■ GIVEN EXERCISE ■
Copy each line below that contains "code".

■ RECORD EXTRACTS ■
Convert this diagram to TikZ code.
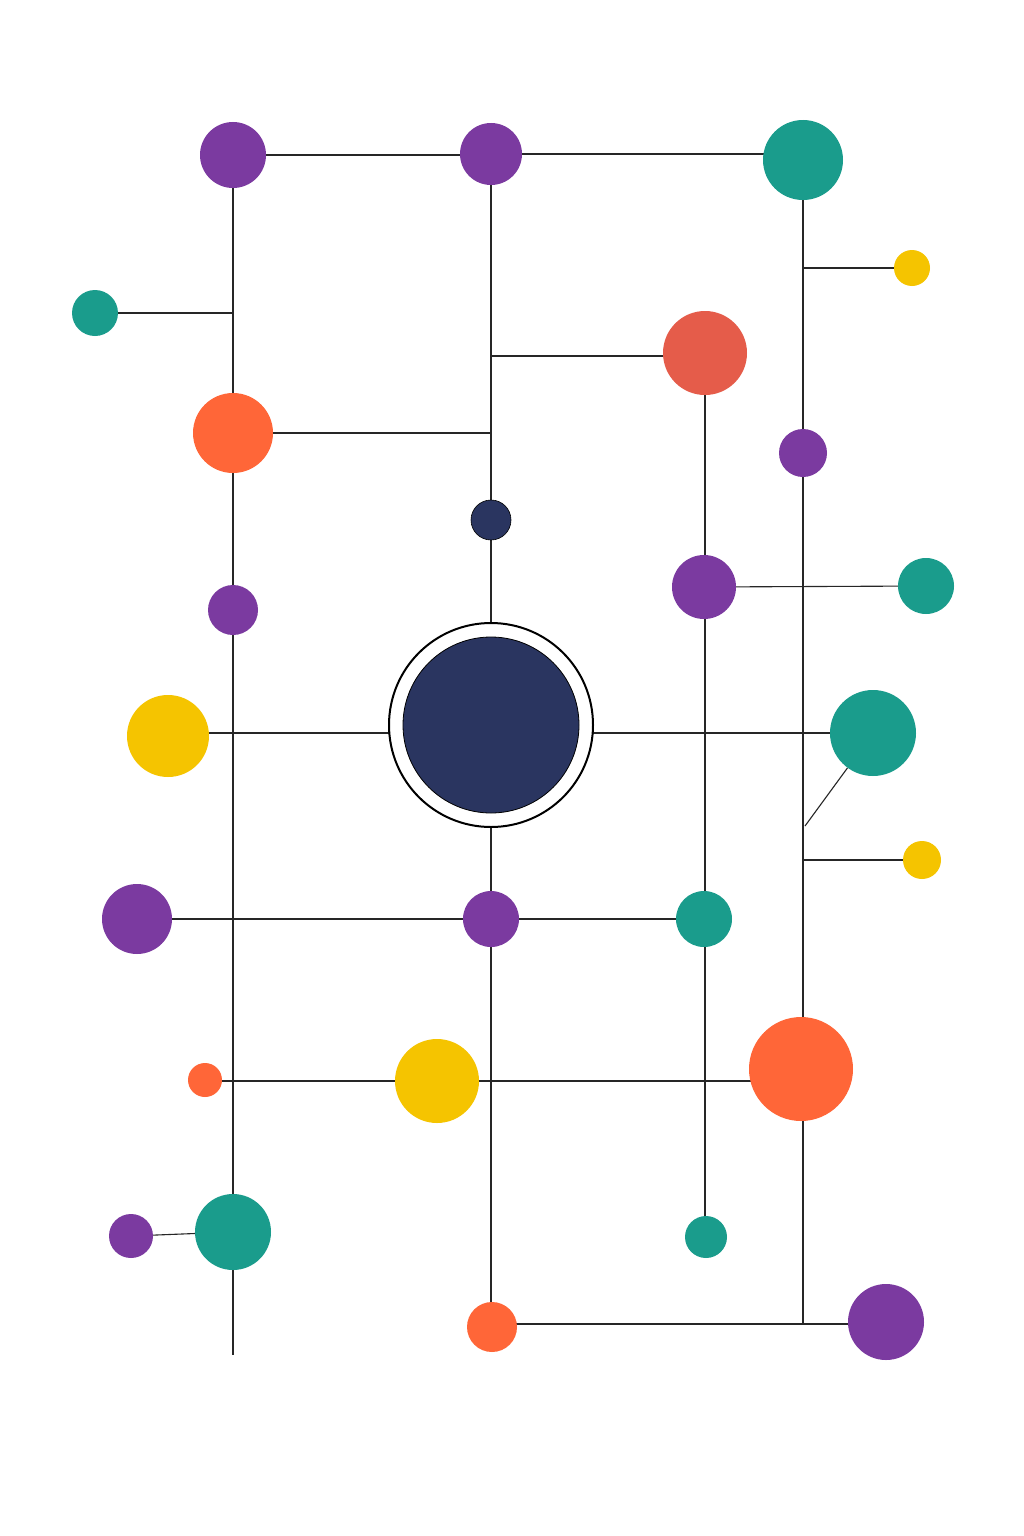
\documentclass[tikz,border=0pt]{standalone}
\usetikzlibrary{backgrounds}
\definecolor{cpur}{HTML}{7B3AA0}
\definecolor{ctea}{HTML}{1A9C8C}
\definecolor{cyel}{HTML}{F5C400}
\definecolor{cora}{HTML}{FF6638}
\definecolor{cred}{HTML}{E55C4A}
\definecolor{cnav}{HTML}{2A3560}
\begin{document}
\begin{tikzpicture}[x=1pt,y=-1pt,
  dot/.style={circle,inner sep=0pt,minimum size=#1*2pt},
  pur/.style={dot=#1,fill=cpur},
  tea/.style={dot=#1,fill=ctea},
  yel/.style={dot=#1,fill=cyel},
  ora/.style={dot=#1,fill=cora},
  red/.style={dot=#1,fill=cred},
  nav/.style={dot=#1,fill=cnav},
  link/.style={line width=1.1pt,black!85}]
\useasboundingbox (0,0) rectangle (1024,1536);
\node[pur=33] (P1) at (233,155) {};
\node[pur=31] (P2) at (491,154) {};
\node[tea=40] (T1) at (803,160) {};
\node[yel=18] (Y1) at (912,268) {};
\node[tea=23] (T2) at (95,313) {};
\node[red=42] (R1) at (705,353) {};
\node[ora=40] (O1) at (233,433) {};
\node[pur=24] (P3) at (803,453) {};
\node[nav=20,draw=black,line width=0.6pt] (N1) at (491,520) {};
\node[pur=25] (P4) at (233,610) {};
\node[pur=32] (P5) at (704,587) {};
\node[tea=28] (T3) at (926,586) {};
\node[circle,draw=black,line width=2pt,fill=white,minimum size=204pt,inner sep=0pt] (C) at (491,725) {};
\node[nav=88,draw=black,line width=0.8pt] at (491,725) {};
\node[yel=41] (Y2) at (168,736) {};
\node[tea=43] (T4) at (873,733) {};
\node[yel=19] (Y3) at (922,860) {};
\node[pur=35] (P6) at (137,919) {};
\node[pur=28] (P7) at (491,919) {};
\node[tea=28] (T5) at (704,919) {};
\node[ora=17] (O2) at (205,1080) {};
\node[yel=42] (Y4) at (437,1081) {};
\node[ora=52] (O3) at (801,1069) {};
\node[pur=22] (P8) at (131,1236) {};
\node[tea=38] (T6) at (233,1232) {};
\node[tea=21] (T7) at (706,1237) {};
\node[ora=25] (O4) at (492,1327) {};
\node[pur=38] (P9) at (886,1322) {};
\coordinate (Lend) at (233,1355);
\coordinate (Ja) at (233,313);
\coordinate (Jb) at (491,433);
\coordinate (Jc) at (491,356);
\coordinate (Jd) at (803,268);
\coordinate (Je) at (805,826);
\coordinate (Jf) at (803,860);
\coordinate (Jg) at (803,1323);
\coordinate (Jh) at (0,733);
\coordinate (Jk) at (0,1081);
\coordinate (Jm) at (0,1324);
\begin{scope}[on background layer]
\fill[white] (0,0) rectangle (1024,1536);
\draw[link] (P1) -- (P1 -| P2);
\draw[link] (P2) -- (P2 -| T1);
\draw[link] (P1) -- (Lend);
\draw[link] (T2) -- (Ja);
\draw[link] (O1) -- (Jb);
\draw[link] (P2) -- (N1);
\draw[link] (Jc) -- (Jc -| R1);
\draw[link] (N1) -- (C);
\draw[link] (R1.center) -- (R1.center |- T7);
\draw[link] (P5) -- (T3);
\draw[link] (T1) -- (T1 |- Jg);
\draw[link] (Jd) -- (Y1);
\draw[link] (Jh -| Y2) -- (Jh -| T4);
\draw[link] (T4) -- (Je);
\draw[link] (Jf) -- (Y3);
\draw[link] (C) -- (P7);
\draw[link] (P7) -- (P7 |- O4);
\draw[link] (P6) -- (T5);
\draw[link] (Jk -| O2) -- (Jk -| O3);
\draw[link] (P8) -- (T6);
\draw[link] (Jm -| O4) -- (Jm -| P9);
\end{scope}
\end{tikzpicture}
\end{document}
--
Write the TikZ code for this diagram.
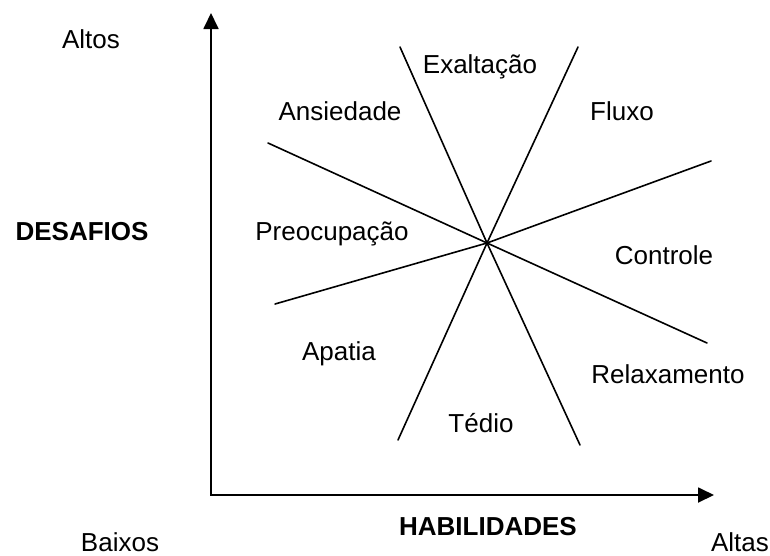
...
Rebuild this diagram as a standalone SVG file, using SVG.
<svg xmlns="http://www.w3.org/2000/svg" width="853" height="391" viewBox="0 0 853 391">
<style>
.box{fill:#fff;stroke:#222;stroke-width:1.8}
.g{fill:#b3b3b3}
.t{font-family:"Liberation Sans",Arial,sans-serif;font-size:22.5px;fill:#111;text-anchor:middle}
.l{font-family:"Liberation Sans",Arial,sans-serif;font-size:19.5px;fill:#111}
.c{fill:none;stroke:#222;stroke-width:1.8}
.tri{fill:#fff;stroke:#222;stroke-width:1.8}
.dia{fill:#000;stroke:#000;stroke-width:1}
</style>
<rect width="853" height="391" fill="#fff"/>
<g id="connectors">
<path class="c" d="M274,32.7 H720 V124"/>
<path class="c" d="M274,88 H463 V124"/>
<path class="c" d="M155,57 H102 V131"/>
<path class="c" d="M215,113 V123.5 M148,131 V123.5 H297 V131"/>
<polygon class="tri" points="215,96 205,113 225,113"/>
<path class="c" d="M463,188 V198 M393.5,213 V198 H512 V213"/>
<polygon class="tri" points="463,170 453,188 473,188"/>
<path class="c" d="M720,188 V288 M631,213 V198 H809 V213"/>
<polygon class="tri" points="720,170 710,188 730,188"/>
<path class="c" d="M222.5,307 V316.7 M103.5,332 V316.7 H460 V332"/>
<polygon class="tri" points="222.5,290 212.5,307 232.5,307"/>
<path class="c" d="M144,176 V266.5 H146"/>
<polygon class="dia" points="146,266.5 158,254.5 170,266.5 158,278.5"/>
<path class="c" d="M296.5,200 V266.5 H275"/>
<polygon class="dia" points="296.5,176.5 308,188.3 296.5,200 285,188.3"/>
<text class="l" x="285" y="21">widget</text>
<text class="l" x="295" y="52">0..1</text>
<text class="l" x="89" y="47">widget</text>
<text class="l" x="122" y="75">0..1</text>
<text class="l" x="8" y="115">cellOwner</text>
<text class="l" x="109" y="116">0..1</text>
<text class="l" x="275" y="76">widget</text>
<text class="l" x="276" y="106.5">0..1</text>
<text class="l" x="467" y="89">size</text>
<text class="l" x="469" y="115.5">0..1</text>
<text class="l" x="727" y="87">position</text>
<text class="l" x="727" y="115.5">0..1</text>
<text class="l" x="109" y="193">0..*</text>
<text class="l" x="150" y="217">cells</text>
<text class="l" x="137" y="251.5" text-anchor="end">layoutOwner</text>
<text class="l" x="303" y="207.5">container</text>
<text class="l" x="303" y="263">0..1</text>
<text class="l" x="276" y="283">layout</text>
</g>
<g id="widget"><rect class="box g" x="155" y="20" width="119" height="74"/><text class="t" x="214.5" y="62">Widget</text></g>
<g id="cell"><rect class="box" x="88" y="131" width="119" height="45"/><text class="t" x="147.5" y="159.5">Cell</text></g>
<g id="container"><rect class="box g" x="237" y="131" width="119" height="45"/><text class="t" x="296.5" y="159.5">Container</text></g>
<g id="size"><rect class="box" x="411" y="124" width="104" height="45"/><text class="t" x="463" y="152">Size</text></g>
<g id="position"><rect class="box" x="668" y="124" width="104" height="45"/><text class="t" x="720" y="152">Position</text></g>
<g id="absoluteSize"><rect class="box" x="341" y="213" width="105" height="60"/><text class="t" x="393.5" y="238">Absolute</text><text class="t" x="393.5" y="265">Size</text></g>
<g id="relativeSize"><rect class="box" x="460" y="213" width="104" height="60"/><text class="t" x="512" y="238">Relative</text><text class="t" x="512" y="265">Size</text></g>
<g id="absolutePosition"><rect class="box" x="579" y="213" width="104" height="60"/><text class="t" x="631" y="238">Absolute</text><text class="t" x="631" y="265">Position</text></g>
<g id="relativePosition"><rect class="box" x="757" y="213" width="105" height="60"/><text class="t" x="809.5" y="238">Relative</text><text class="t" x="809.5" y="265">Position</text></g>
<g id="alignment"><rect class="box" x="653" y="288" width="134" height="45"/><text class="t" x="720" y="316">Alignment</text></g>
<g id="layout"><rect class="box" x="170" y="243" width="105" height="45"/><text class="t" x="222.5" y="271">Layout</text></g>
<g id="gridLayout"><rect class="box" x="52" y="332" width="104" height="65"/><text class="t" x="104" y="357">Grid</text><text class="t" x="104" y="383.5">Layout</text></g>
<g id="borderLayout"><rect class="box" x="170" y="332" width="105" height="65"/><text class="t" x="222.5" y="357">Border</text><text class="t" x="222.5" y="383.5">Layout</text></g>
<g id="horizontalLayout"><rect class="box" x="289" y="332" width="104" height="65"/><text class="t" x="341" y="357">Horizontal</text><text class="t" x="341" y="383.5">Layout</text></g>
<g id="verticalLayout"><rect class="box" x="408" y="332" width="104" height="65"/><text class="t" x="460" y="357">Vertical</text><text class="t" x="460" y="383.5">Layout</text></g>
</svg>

■ TASK SOLUTION ■
Convert this diagram to TikZ code.
Write the TikZ code for this diagram.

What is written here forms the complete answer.